Le altre due modifiche sono, direi,  di maggior respiro e riguardano entrambe  il complesso problema dell’equilibrio tra il ricorso interno e il ricorso internazionale. Una rappresenta una modifica di un recente emendamento dell’articolo 35 della Convenzione in materia di ammissibilità dei ricorsi alla Corte voluto dal protocollo addizionale  n. 14 (entrato in vigore nel 2010)  e consiste nella eliminazione della previsione secondo cui la Corte non può rifiutare di esaminare un ricorso quando esso non sia stato debitamente esaminato da un tribunale interno. Questa previsione venne inserita dal protocollo n. 14 per evitare che venissero respinti ricorsi che non avevano ricevuto adeguata trattazione al livello interno (così costruendo il ricorso internazionale come una specie di ultima spiaggia per un ricorso interno che non fosse stato adeguatamente trattato). Con la riforma prevista dal Protocollo n. 15, secondo quanto richiesto dalla Dichiarazione di Brighton, questa limitazione viene eliminata e dunque la Corte potrà muoversi con maggiore libertà, sempreché comunque la violazione dedotta non abbia causato un pregiudizio grave al ricorrente o non coinvolga questioni di notevole interesse per la protezione dei diritti dell’uomo. Si tratta di un primo passo verso il riconoscimento alla Corte di un potere (che alcuni vorrebbero addirittura discrezionale) di scegliere i ricorsi sui quali pronunziarsi.

La seconda modifica riguarda invece l’inserimento nel Preambolo della Convenzione di un esplicito riferimento alla dottrina del margine d’apprezzamento statale e al principio di sussidiarietà. Secondo il disposto dell’articolo 1 del protocollo n. 15 infatti:

At the end of the Preamble to the Convention, a new paragraph shall be added, which shall read as follows:

“Affirming that the High Contracting Parties, in accordance with the principle of subsidiarity, have the primary responsibility to secure the rights and freedoms defined in this Convention and the Protocols thereto, and in doing so enjoy a margin of appreciation, subject to the supervisory jurisdiction of the European Court of Human Rights established by this Convention”

nel quale, come si vede, l’idea della sussidiarietà del sistema della Convenzione viene posta in relazione sia con la primaria responsabilità degli Stati nella tutela dei diritti enunciati e garantiti dalla Convenzione, sia con  il riconoscimento del margine d’apprezzamento del quale gli Stati godono nell’assolvimento di questa primaria responsabilità, beninteso sotto la supervisione della Corte. Una formula complessa, come si vede, che cela dietro la sua bella e rassicurante struttura sintattica (nella quale pare che tutto si tenga in forza della cogenza di una stringente consecutio logica) anni di stratificazione giurisprudenziale alla ricerca proprio di questo delicato equilibrio.
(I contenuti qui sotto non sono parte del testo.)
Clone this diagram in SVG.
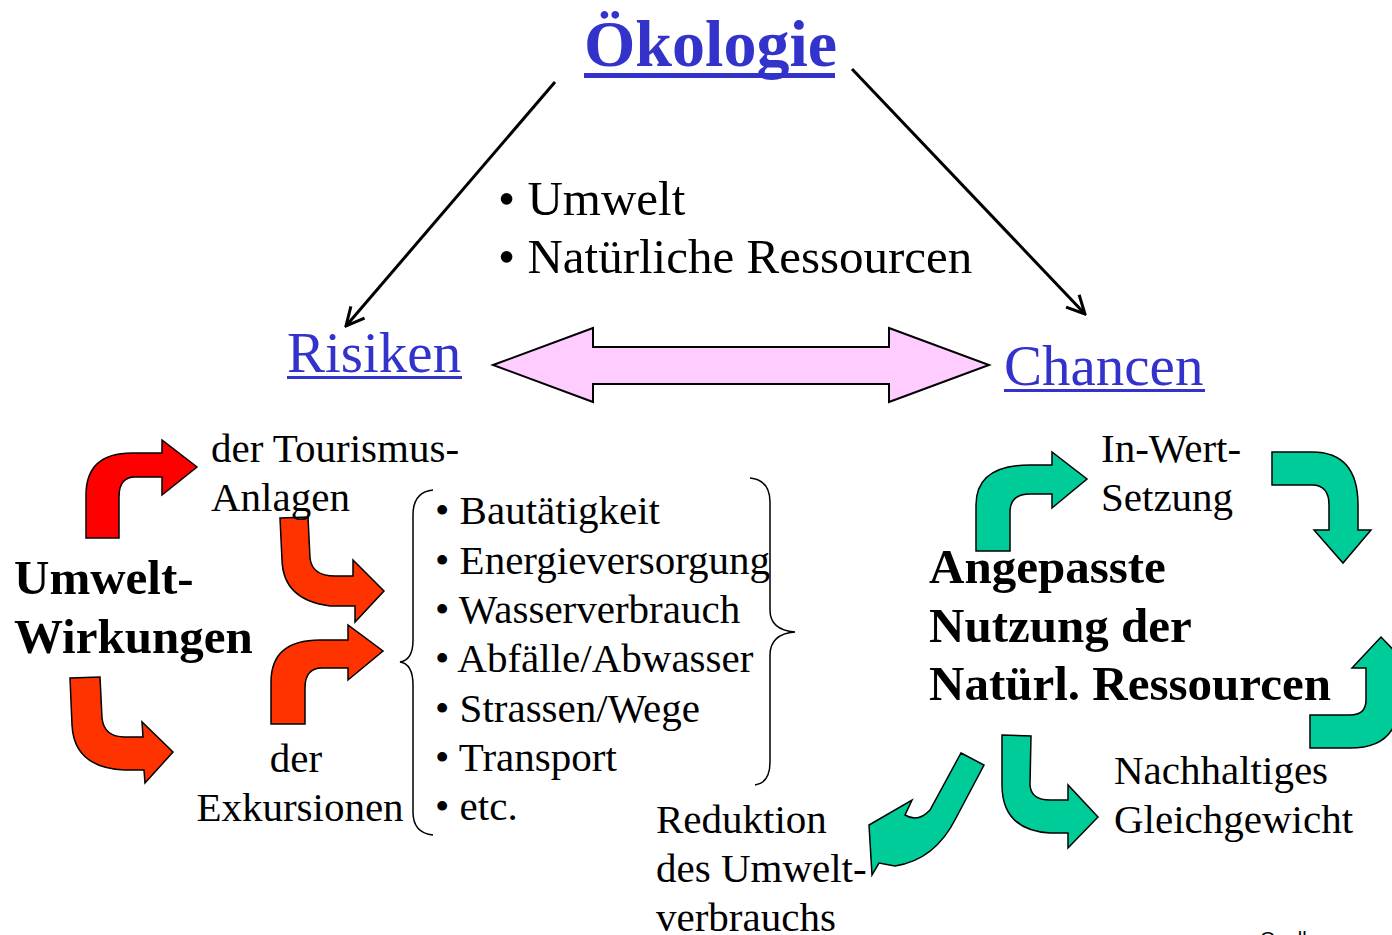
<svg xmlns="http://www.w3.org/2000/svg" width="1392" height="935" viewBox="0 0 1392 935">
<style>
.t{font-family:"Liberation Serif","Times New Roman",serif;fill:#000}
.n{font-size:41px}
.b{font-size:49px;font-weight:bold}
.h{fill:#3333CC}
.ln{stroke:#000;stroke-width:3;fill:none}
.blk{stroke:#000;stroke-width:1.5}
.red{fill:#FF0000}
.org{fill:#FF3300}
.grn{fill:#00CC99}
.brace{stroke:#000;stroke-width:1.5;fill:none}
</style>
<defs>
<marker id="ah" viewBox="0 0 22 22" refX="20" refY="11" markerWidth="22" markerHeight="22" markerUnits="userSpaceOnUse" orient="auto">
<path d="M2,2 L20,11 L2,20" fill="none" stroke="#000" stroke-width="3"/>
</marker>
</defs>
<rect width="1392" height="935" fill="#fff"/>

<g id="connectors">
<line class="ln" x1="555" y1="82" x2="346" y2="326" marker-end="url(#ah)"/>
<line class="ln" x1="852" y1="69" x2="1085" y2="314" marker-end="url(#ah)"/>
<polygon id="double-arrow" points="493,365 593,328 593,347 889,347 889,328 989,365 889,402 889,384 593,384 593,402" fill="#FFCCFF" stroke="#000" stroke-width="2"/>
<path class="red blk" d="M86,538 L86,495 Q86,453 132,453 L162,453 L162,440 L197,467 L162,495 L162,477 L135,477 Q119,477 119,497 L119,538 Z"/>
<path class="org blk" d="M280,518 L308,517 L310,558 Q312,576 335,576 L353,576 L353,560 L384,591 L355,622 L355,606 L330,606 Q283,600 282,560 Z"/>
<path class="org blk" d="M271,724 L271,682 Q271,640 320,640 L348,640 L348,625 L383,651 L348,680 L348,668 L322,668 Q305,668 305,688 L305,724 Z"/>
<path class="org blk" d="M70,678 L100,677 L102,718 Q104,737 125,737 L143,737 L142,722 L173,752 L145,783 L144,770 L125,770 Q74,768 72,725 Z"/>
<path class="grn blk" d="M976,551 L976,505 Q976,465 1030,465 L1052,465 L1052,452 L1087,479 L1052,508 L1052,494 L1030,494 Q1010,494 1010,512 L1010,551 Z"/>
<path class="grn blk" d="M1272,452 L1312,452 Q1358,452 1358,505 L1358,530 L1371,530 L1343,563 L1314,530 L1329,530 L1329,505 Q1329,485 1312,485 L1272,485 Z"/>
<path class="grn blk" d="M1310,748 L1350,748 Q1399,748 1399,700 L1399,668 L1411,668 L1381,637 L1352,668 L1366,668 L1366,700 Q1366,715 1350,715 L1310,715 Z"/>
<path class="grn blk" d="M1002,735 L1031,736 L1030,785 Q1031,800 1050,800 L1068,800 L1068,785 L1098,817 L1068,848 L1068,833 L1050,833 Q1002,830 1002,785 Z"/>
<path class="grn blk" d="M961,753 L984,765 L956,818 Q935,860 895,866 L879,863 L872,875 L869,825 L912,800 L905,815 Q918,823 930,810 Z"/>
<path class="brace" d="M433,490 Q413,492 413,515 L413,640 Q413,660 400,662 Q413,664 413,685 L413,812 Q413,833 433,835"/>
<path class="brace" d="M750,478 Q770,480 770,502 L770,610 Q770,630 795,632 Q770,634 770,655 L770,762 Q770,783 755,785"/>
</g>

<g id="oekologie">
<text class="t h" x="584" y="66" font-size="66" font-weight="bold">Ökologie</text>
<rect x="584" y="73" width="251" height="5" fill="#3333CC"/>
</g>
<g id="umwelt-list">
<text class="t" x="498" y="215" font-size="49">• Umwelt</text>
<text class="t" x="498" y="273" font-size="49">• Natürliche Ressourcen</text>
</g>
<g id="risiken">
<text class="t h" x="287" y="372" font-size="57">Risiken</text>
<rect x="287" y="376" width="175" height="3" fill="#3333CC"/>
</g>
<g id="chancen">
<text class="t h" x="1004" y="385" font-size="57">Chancen</text>
<rect x="1004" y="389" width="201" height="3" fill="#3333CC"/>
</g>
<g id="umweltwirkungen">
<text class="t b" x="14" y="594">Umwelt-</text>
<text class="t b" x="14" y="653">Wirkungen</text>
</g>
<g id="tourismus">
<text class="t n" x="211" y="462">der Tourismus-</text>
<text class="t n" x="211" y="511">Anlagen</text>
</g>
<g id="exkursionen">
<text class="t n" x="296" y="772" text-anchor="middle">der</text>
<text class="t n" x="300" y="821" text-anchor="middle">Exkursionen</text>
</g>
<g id="bullets">
<text class="t n" x="435" y="524">• Bautätigkeit</text>
<text class="t n" x="435" y="574">• Energieversorgung</text>
<text class="t n" x="435" y="623">• Wasserverbrauch</text>
<text class="t n" x="435" y="672">• Abfälle/Abwasser</text>
<text class="t n" x="435" y="722">• Strassen/Wege</text>
<text class="t n" x="435" y="771">• Transport</text>
<text class="t n" x="435" y="820">• etc.</text>
</g>
<g id="reduktion">
<text class="t n" x="656" y="833">Reduktion</text>
<text class="t n" x="656" y="882">des Umwelt-</text>
<text class="t n" x="656" y="931">verbrauchs</text>
</g>
<g id="inwert">
<text class="t n" x="1101" y="462">In-Wert-</text>
<text class="t n" x="1101" y="511">Setzung</text>
</g>
<g id="angepasste">
<text class="t b" x="929" y="583">Angepasste</text>
<text class="t b" x="929" y="642">Nutzung der</text>
<text class="t b" x="929" y="700">Natürl. Ressourcen</text>
</g>
<g id="nachhaltiges">
<text class="t n" x="1114" y="784">Nachhaltiges</text>
<text class="t n" x="1114" y="833">Gleichgewicht</text>
</g>
<g id="quelle">
<text x="1260" y="946" font-family="Liberation Sans, Arial, sans-serif" font-size="20">Quelle:</text>
</g>
</svg>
La previsione relativa al margine d’apprezzamento però appare ispirata  non tanto all’esigenza di una consacrazione ufficiale nel testo della Convenzione della nota dottrina interpretativa elaborata dalla Corte nel corso della sua giurisprudenza, quanto piuttosto alla volontà, condivisa da molti Stati, di indurre la Corte a non andare oltre ….  il margine d’apprezzamento nell’esercizio dei suoi poteri di controllo, cosa alla quale, in verità, si è sempre più spesso indotta la Corte. Mi pare infatti che la Corte abbia da qualche tempo mutato il suo modus operandi concedendo sempre meno al margine d’apprezzamento e muovendo invece decisamente verso la costruzione di standards europei, starei per dire a tutti i costi. Sempre più spesso la Corte europea identifica situazioni nelle quali potrebbe riconoscere agli Stati un margine d’apprezzamento anche ampio, per poi concludere invece che l’esistenza di questo margine d’apprezzamento non le impedisce di considerare il comportamento statale in violazione della Convenzione.

Piccoli passi, come si vede, alla ricerca di un difficile equilibrio tra momento internazionale e momento interno nella tutela dei diritti dell’uomo nel sistema della Convenzione di Strasburgo. Adesso occorrerà attendere la ratifica da parte di tutti gli Stati parti della Convenzione per vedere operare il protocollo n. 15 e, d’altra parte, attendere gli ulteriori sviluppi del lavoro in corso in seno allo Steering Committee on Human Rights.